** START **

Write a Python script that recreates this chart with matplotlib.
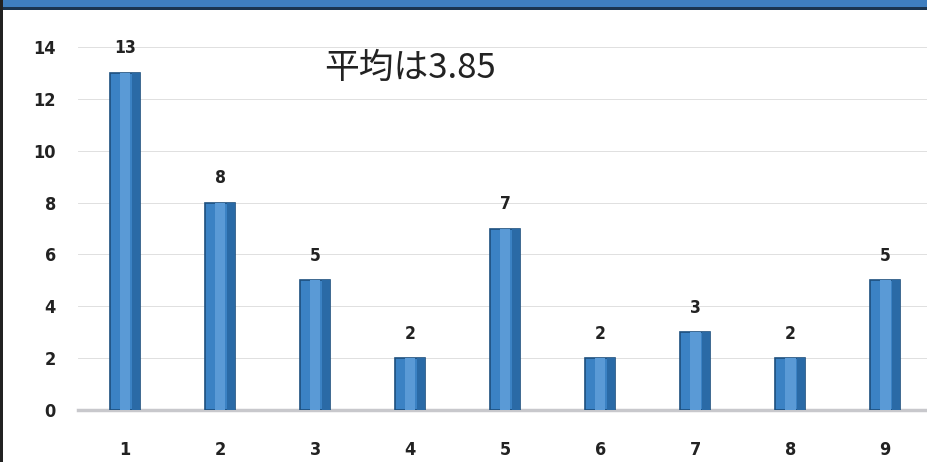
import numpy as np
import matplotlib.pyplot as plt
from matplotlib.patches import Rectangle

# data
categories = [1, 2, 3, 4, 5, 6, 7, 8, 9]
counts = [13, 8, 5, 2, 7, 2, 3, 2, 5]
y_ticks = [0, 2, 4, 6, 8, 10, 12, 14]
title_text = '平均は3.85'

plt.rcParams['font.family'] = ['DejaVu Sans']
plt.rcParams['font.stretch'] = 'condensed'

fig = plt.figure(figsize=(9.28, 4.62), dpi=100)
W, H = 928, 462
# axes: left 78px, bottom at 410px, top (value 14) at 47px, runs past right edge
ax = fig.add_axes([78 / W, 1 - 410 / H, (W - 78) / W, (410 - 47) / H])
ax.set_xlim(0.505, 9.45)
ax.set_ylim(0, 14)

bw = 0.32
face = '#3b82c4'
edge = '#1d4f7e'
ax.bar(categories, counts, width=bw, color=face, edgecolor=edge, linewidth=1.2, zorder=3)
# bevel: darker right side, lighter centre strip
ax.bar(np.array(categories) + bw * 0.36, counts, width=bw * 0.28, color='#2a6aa6',
       linewidth=0, zorder=4)
ax.bar(categories, counts, width=bw * 0.35, color='#5a9ad6', linewidth=0, zorder=4)

for x, v in zip(categories, counts):
    ax.text(x, v + 0.95, str(v), ha='center', va='center', fontsize=12.5,
            fontweight='bold', color='#222222')

ax.set_yticks(y_ticks)
ax.set_xticks(categories)
ax.tick_params(axis='both', length=0, labelsize=13, labelcolor='#222222')
ax.tick_params(axis='x', pad=22)
ax.tick_params(axis='y', pad=16)
for lab in ax.get_xticklabels() + ax.get_yticklabels():
    lab.set_fontweight('bold')

ax.grid(axis='y', color='#e0e0e0', linewidth=0.7, zorder=0)
for s in ['top', 'right', 'left']:
    ax.spines[s].set_visible(False)
ax.spines['bottom'].set_color('#c8c8cc')
ax.spines['bottom'].set_linewidth(2.5)

fig.text(410 / W, 1 - 68 / H, title_text, ha='center', va='center', fontsize=25,
         family=['Noto Sans CJK JP', 'DejaVu Sans'], color='#222222')

# scanned frame: blue band on top, dark line on left
fig.patches.append(Rectangle((0, 1 - 7 / H), 1, 7 / H, transform=fig.transFigure,
                             facecolor='#3f7fc0', edgecolor='none', zorder=10))
fig.patches.append(Rectangle((0, 1 - 10 / H), 1, 3 / H, transform=fig.transFigure,
                             facecolor='#1b3550', edgecolor='none', zorder=10))
fig.patches.append(Rectangle((0, 0), 3 / W, 1, transform=fig.transFigure,
                             facecolor='#222222', edgecolor='none', zorder=10))

fig.savefig('out.png', dpi=100)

** END **

→ **Written task**:
Return nothing but the lines running from the start of the data to the line with "from matplotlib.patches import Rectangle", please, both ends included and no pictures.

→ **Solved exercise**:
Write a Python script that recreates this chart with matplotlib.
import numpy as np
import matplotlib.pyplot as plt
from matplotlib.patches import Rectangle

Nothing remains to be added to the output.